Recognizing the futility of his efforts, Diocletian was left with no choice but to have him executed for his refusal. Before the execution George gave his wealth to the poor and prepared himself. After various torture sessions, including laceration on a wheel of swords in which he was resuscitated three times, George was executed by decapitation before Nicomedia's city wall, on April 23, 303. A witness of his suffering convinced Empress Alexandra and Athanasius, a pagan priest, to become Christians as well, and so they joined George in martyrdom. His body was returned to Lydda in Palestine for burial, where Christians soon came to honour him as a martyr.
Although the above distillation of the legend of George connects him to the conversion of Athanasius, who according to Rufinus was brought up by Christian ecclesiastical authorities from a very early age, Edward Gibbon argued that George, or at least the legend from which the above is distilled, is based on George of Cappadocia, a notorious Arian bishop who was Athanasius' most bitter rival, who in time became Saint George of England. According to Professor Bury, Gibbon's latest editor, "this theory of Gibbon's has nothing to be said for it". He adds that: "the connection of St. George with a dragon-slaying legend does not relegate him to the region of the myth".

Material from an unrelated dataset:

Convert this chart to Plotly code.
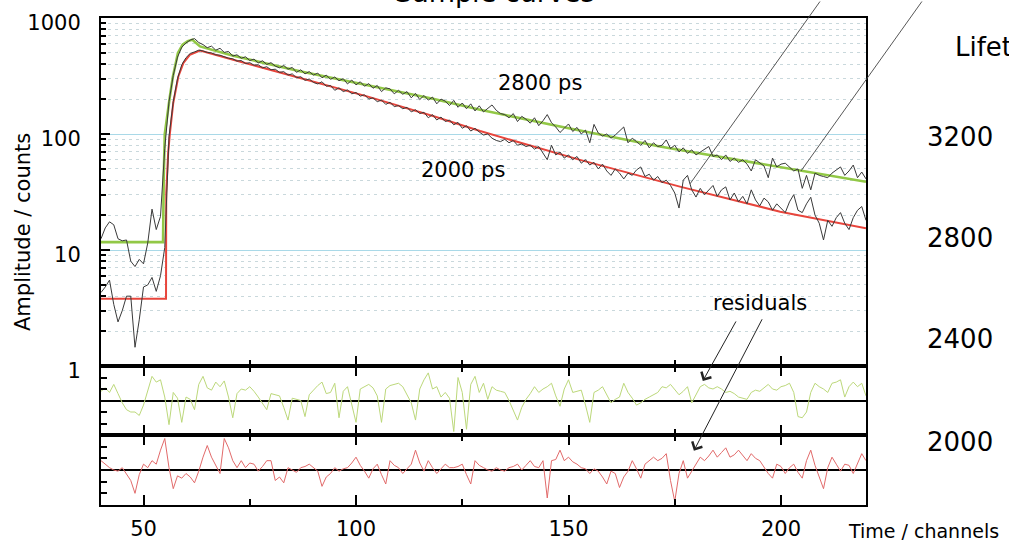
import math
import plotly.graph_objects as go

# ---- measured decay curves (counts per channel, channels 40..220) ----
channels = list(range(40, 221))

counts_long = [
    12.5, 15.5, 17.5, 16.5, 12.5, 12.0, 12.2, 8.0, 7.2, 8.3, 7.6, 11.5, 22.5, 15.0, 19.5,
    75, 190, 320, 460, 560, 610, 645, 665, 615, 590, 555, 572, 528, 548, 505, 515,
    470, 482, 450, 463, 430, 442, 410, 428, 398, 412,
    385, 372, 390, 362, 375, 340, 358, 330, 345, 322,
    335, 305, 322, 296, 310, 288, 300, 270, 292, 265,
    282, 258, 272, 248, 262, 232, 250, 245, 222, 238,
    220, 232, 205, 224, 198, 215, 196, 208, 182, 200,
    192, 176, 195, 170, 185, 165, 182, 158, 175, 155,
    166, 178, 160, 150, 147, 138, 150, 128, 142, 134,
    124, 138, 118, 130, 147, 125, 115, 103, 112, 122,
    105, 114, 100, 108, 84, 121, 102, 96, 100, 92,
    98, 106, 115, 84, 92, 86, 80, 88, 76, 84,
    78, 80, 89, 75, 80, 70, 76, 68, 73, 66,
    70, 74, 78, 64, 66, 60, 66, 58, 62, 57,
    60, 55, 48, 60, 56, 53, 42, 62, 52, 55,
    56, 52, 48, 50, 34, 44, 33, 46, 44, 43,
    42, 46, 49, 52, 44, 48, 54, 42, 47, 41,
]

counts_short = [
    4.3, 4.8, 5.5, 3.4, 2.4, 3.0, 4.0, 4.0, 1.45, 2.5, 4.8, 5.0, 5.8, 4.4, 6.0, 10.5,
    95, 190, 300, 395, 455, 495, 510, 528, 520, 505, 500, 482, 478, 462, 450,
    445, 425, 430, 405, 412, 392, 395, 372, 380, 358,
    362, 340, 345, 322, 330, 305, 312, 290, 298, 278,
    270, 282, 258, 262, 238, 250, 232, 240, 222, 228,
    212, 218, 200, 205, 190, 196, 180, 188, 172, 176,
    165, 170, 155, 162, 150, 154, 138, 147, 132, 140,
    128, 132, 120, 126, 112, 118, 106, 112, 104, 98,
    100, 92, 88, 86, 90, 84, 88, 80, 82, 78,
    80, 74, 78, 68, 60, 80, 66, 70, 62, 66,
    60, 64, 56, 60, 54, 57, 50, 55, 48, 44,
    50, 46, 41, 46, 44, 49, 52, 43, 45, 40,
    43, 38, 40, 36, 31, 23, 40, 44, 33, 28.6,
    34, 30, 33, 36, 29, 33, 35, 27, 31, 26,
    29, 25, 33, 27, 24, 28, 26, 22, 25, 23,
    21, 26, 30, 22, 21, 25, 28.5, 20, 17, 12.2,
    18, 16, 19, 21, 17, 15, 19, 22, 23.7, 18,
]

# ---- fitted model curves (vertices; straight on the log scale between them) ----
fit_long_ch = [40, 54.6, 54.75, 55.0, 56.2, 56.9, 58.1, 59.2, 60.4, 61.5, 63.3, 67.2,
               71.1, 86.8, 102.6, 118.1, 129.2, 148, 171.5, 195.1, 220]
fit_long = [11.7, 11.7, 40, 100, 210, 310, 500, 590, 632, 650, 569, 515,
            473, 348, 263, 201, 162, 116, 78, 55.3, 38.7]

fit_short_ch = [40, 55.3, 55.35, 55.8, 56.2, 57.0, 58.2, 59.4, 60.9, 62.5, 63.3,
                71.1, 86.8, 102.6, 118.1, 129.2, 152.7, 176.2, 199.8, 220]
fit_short = [3.8, 3.8, 31, 68.7, 100, 185, 313, 410, 482, 515, 525,
             437, 303, 211, 143, 106, 59.8, 35.2, 21.4, 15.4]

# ---- weighted residuals of both fits (channels 40..220) ----
resid_long = [
    0.8, 1.1, 0.7, 1.4, 0.6, -0.2, -0.8, -1.0, -1.0, -1.3,
    -0.4, 0.9, 2.1, 1.6, 1.8, 0.3, -2.1, 0.7, 0.2, -1.9,
    0.3, 0.1, -0.8, 1.4, 2.1, 1.1, 0.9, 1.6, 1.2, 1.7,
    0.3, -1.5, 0.6, 1.0, 0.9, 1.2, 0.8, 0.3, -0.2, -0.8,
    0.6, 0.5, 0.4, -0.6, -1.7, 0.2, 0.1, 0.0, -1.4, 0.5,
    0.9, 1.3, 1.6, 0.6, 0.7, 1.5, -1.5, 0.8, 1.2, -0.3,
    -1.9, 1.0, 1.2, 1.4, 1.1, 0.4, -1.9, 1.0, 1.3, 1.4,
    1.5, 1.2, 0.5, -0.2, -1.7, 1.0, 1.8, 2.4, 1.0, 1.2,
    0.3, 0.7, 0.2, -2.7, 2.0, 0.7, -2.5, 1.4, 2.1, 0.7,
    1.5, 0.1, 1.2, 0.9, 0.8, 0.7, 0.0, -0.8, -1.7, -0.6,
    0.1, 0.6, 1.2, 0.7, 1.0, 1.2, 1.5, 0.4, -0.5, 1.0,
    1.8, 0.7, 0.8, 0.9, -0.4, -1.9, 0.7, 0.9, 1.2, 0.5,
    -0.2, 0.1, 0.3, 1.5, 0.7, 0.2, -0.4, -0.2, 0.1, 0.3,
    0.5, 0.7, 1.2, 1.1, 1.4, 0.9, 0.5, 0.8, 1.2, -0.2,
    0.5, 1.2, 1.4, 1.1, 1.0, 1.2, 1.0, 0.7, 0.8, 0.6,
    0.3, 0.2, 0.1, 0.7, 0.9, 0.8, 1.1, 1.4, 1.0, 0.9,
    1.2, 1.3, 1.5, 0.7, -1.4, -1.5, -1.0, 0.7, 1.5, 1.2,
    1.0, 0.7, 1.5, 1.6, 1.8, 0.3, 1.2, 1.6, 1.2, 1.5,
    0.4,
]

resid_short = [
    0.8, 0.5, 0.2, 0.0, -0.1, 0.2, -0.3, -0.9, -2.0, -0.4,
    0.5, 0.2, 0.8, 0.5, 1.7, 2.7, 0.2, -1.6, -0.5, -0.7,
    -0.3, -0.6, -1.1, -0.1, 1.1, 2.1, 1.1, 0.4, -0.3, 2.7,
    1.9, 0.8, 0.2, 0.8, 0.2, 0.6, 0.5, -0.1, 0.3, 0.8,
    0.8, -0.9, -0.6, -1.1, 0.2, 0.0, -0.2, 0.2, 0.3, 0.5,
    0.2, -0.1, -1.4, -0.6, -0.3, 0.2, -0.1, 0.1, 0.2, 0.6,
    1.1, 0.4, -0.1, -0.7, 0.1, 0.5, -0.4, -1.2, 0.8, 0.4,
    0.2, -0.3, 0.1, 0.5, 1.7, 0.6, -0.1, 0.8, 0.2, -0.3,
    0.1, 0.5, 0.2, 0.2, 0.3, 0.5, -0.4, -1.2, 0.8, 0.4,
    0.2, 0.0, -0.1, 0.2, 0.0, -0.1, 0.2, 0.3, 0.5, 0.0,
    0.4, 0.8, 0.3, 0.2, 0.8, -2.4, 0.8, 0.9, 1.7, 0.8,
    1.1, 0.7, 0.5, 0.2, 0.1, -0.3, 0.1, -0.1, -0.6, -1.2,
    -0.1, -0.3, -1.5, -0.6, -0.1, 0.8, 0.1, -0.7, 0.5, 0.8,
    1.1, 0.8, 1.0, 1.4, -0.9, -2.7, -0.3, 0.8, -0.7, -0.1,
    0.5, 1.1, 0.8, 1.2, 1.7, 1.1, 1.5, 1.9, 1.1, 1.3,
    1.7, 1.2, 0.8, 1.4, 1.0, 0.8, 0.2, -0.3, -0.7, 0.5,
    0.3, -0.3, 0.2, 0.5, -0.2, -0.7, 0.8, 1.7, 0.4, -0.7,
    -1.6, 0.2, 1.1, 0.5, -0.1, 0.5, 0.4, -0.3, 0.6, 1.4,
    0.8,
]

# ---- axis ticks ----
x_major = [50, 100, 150, 200]
x_minor = [75, 125, 175]
y_major = [1, 10, 100, 1000]
y_major_text = ["1", "10", "100", "1000"]
y_minor = [2, 3, 4, 5, 6, 7, 8, 9, 20, 30, 40, 50, 60, 70, 80, 90,
           200, 300, 400, 500, 600, 700, 800, 900]
resid_ticks = [-2, -1, 1, 2]

# ---- side labels ----
lifetime_labels = ["3200", "2800", "2400", "2000"]

GREEN = "#92c846"
RED = "#e8453c"
DATA = "#3a3a3a"
GREEN_RES = "#bcd87a"
RED_RES = "#e26a6a"
FONT = "DejaVu Sans"

fig = go.Figure()

fig.add_trace(go.Scatter(x=fit_long_ch, y=fit_long, mode="lines",
                         line=dict(color=GREEN, width=2.6), xaxis="x", yaxis="y"))
fig.add_trace(go.Scatter(x=fit_short_ch, y=fit_short, mode="lines",
                         line=dict(color=RED, width=2), xaxis="x", yaxis="y"))
fig.add_trace(go.Scatter(x=channels, y=counts_long, mode="lines",
                         line=dict(color=DATA, width=1), xaxis="x", yaxis="y"))
fig.add_trace(go.Scatter(x=channels, y=counts_short, mode="lines",
                         line=dict(color=DATA, width=1), xaxis="x", yaxis="y"))
fig.add_trace(go.Scatter(x=channels, y=resid_long, mode="lines",
                         line=dict(color=GREEN_RES, width=1), xaxis="x2", yaxis="y2"))
fig.add_trace(go.Scatter(x=channels, y=resid_short, mode="lines",
                         line=dict(color=RED_RES, width=1), xaxis="x3", yaxis="y3"))

# plot area in pixels: x 101..866, y 18..505
L, R, T, B = 101, 866, 18, 505
W, H = R - L, B - T


def px(xp):
    return (xp - L) / W


def py(yp):
    return (B - yp) / H


main_dom = [py(366), 1]
r1_dom = [py(435), py(366)]
r2_dom = [0, py(435)]

tickfont = dict(family=FONT, size=21, color="black")

xcommon = dict(range=[40, 220], showgrid=False, zeroline=False, showline=True,
               linecolor="black", linewidth=2, ticks="inside", tickvals=x_major,
               ticklen=10, tickwidth=2, tickcolor="black", automargin=False,
               minor=dict(tickvals=x_minor, ticks="inside", ticklen=6,
                          tickwidth=2, tickcolor="black", showgrid=False))

rescommon = dict(range=[-3, 3], showgrid=False, showline=True, linecolor="black",
                 linewidth=2, mirror=True, ticks="inside", tickvals=resid_ticks,
                 ticklen=6, tickwidth=2, tickcolor="black", showticklabels=False,
                 zeroline=True, zerolinecolor="black", zerolinewidth=2,
                 automargin=False)


def label(text, xpix, ypix, size, xanchor="center", angle=0):
    return dict(text=text, x=px(xpix), y=py(ypix), xref="paper", yref="paper",
                xanchor=xanchor, yanchor="middle", textangle=angle, showarrow=False,
                font=dict(family=FONT, size=size, color="black"))


annotations = [
    label("Sample curves", 495, -7.5, 27),
    label("2800 ps", 540, 83, 21),
    label("2000 ps", 463, 170, 21),
    label("residuals", 760, 303, 21),
    label("Amplitude / counts", 23, 232, 21, angle=-90),
    label("Time / channels", 846, 531, 19, xanchor="left"),
    label("Lifetime / ps", 953, 47, 26, xanchor="left"),
]

for txt, ypix in zip(lifetime_labels, [137, 238, 339, 442]):
    annotations.append(label(txt, 960, ypix, 26))

# pointer lines leading out of the frame to the curves
annotations += [
    dict(text="", x=178.6, y=math.log10(37.2), xref="x", yref="y",
         ax=131, ay=-204, showarrow=True, arrowhead=0, arrowwidth=0.9, arrowcolor="#444"),
    dict(text="", x=204.7, y=math.log10(48), xref="x", yref="y",
         ax=122, ay=-191, showarrow=True, arrowhead=0, arrowwidth=0.9, arrowcolor="#444"),
    dict(text="", x=181.6, y=1.7, xref="x2", yref="y2",
         ax=34, ay=-61, showarrow=True, arrowhead=4, arrowsize=2.2, arrowwidth=1,
         arrowcolor="#222"),
    dict(text="", x=179.5, y=1.65, xref="x3", yref="y3",
         ax=69, ay=-133, showarrow=True, arrowhead=4, arrowsize=2.2, arrowwidth=1,
         arrowcolor="#222"),
]

fig.update_layout(
    width=1009, height=541, autosize=False,
    margin=dict(l=L, r=1009 - R, t=T, b=541 - B, pad=0, autoexpand=False),
    paper_bgcolor="white", plot_bgcolor="white",
    showlegend=False, hovermode=False,
    font=dict(family=FONT, color="black"),
    xaxis=dict(domain=[0, 1], anchor="y", showticklabels=False, mirror=True, **xcommon),
    xaxis2=dict(domain=[0, 1], anchor="y2", matches="x", showticklabels=False,
                mirror="ticks", **xcommon),
    xaxis3=dict(domain=[0, 1], anchor="y3", matches="x", showticklabels=True,
                mirror="ticks", tickfont=tickfont, ticklabelstandoff=4, **xcommon),
    yaxis=dict(domain=main_dom, anchor="x", type="log", range=[0, 3],
               tickmode="array", tickvals=y_major, ticktext=y_major_text,
               tickfont=tickfont, ticks="inside", ticklen=9, tickwidth=2,
               tickcolor="black", ticklabelstandoff=14, ticklabelshift=5,
               showline=True, linecolor="black", linewidth=2, mirror=True,
               showgrid=True, gridcolor="#a9d9e8", gridwidth=1, zeroline=False,
               automargin=False,
               minor=dict(tickvals=y_minor, ticks="inside", ticklen=5, tickwidth=1.5,
                          tickcolor="black", showgrid=True, gridcolor="#c9d8dc",
                          gridwidth=1, griddash="3px,4px")),
    yaxis2=dict(domain=r1_dom, anchor="x2", **rescommon),
    yaxis3=dict(domain=r2_dom, anchor="x3", **rescommon),
    annotations=annotations,
)

fig.write_html("out.html")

In 1856 Ralph Waldo Emerson published a book of essays entitled "English Traits". In it, he wrote a paragraph on the history of Saint George. Emerson compared the legend of Saint George to the legend of Amerigo Vespucci, calling the former "an impostor" and the latter "a thief". The editorial notes appended to the 1904 edition of Emerson's complete works state that Emerson based his account on the work of Gibbon, and that current evidence seems to show that real St. George was not George the Arian of Cappadocia. Merton M. Sealts also quotes Edward Emerson, Ralph Waldo Emerson's youngest son as stating that he believed his father's account was derived from Gibbon and that the real St. George "was apparently another who died two generations earlier".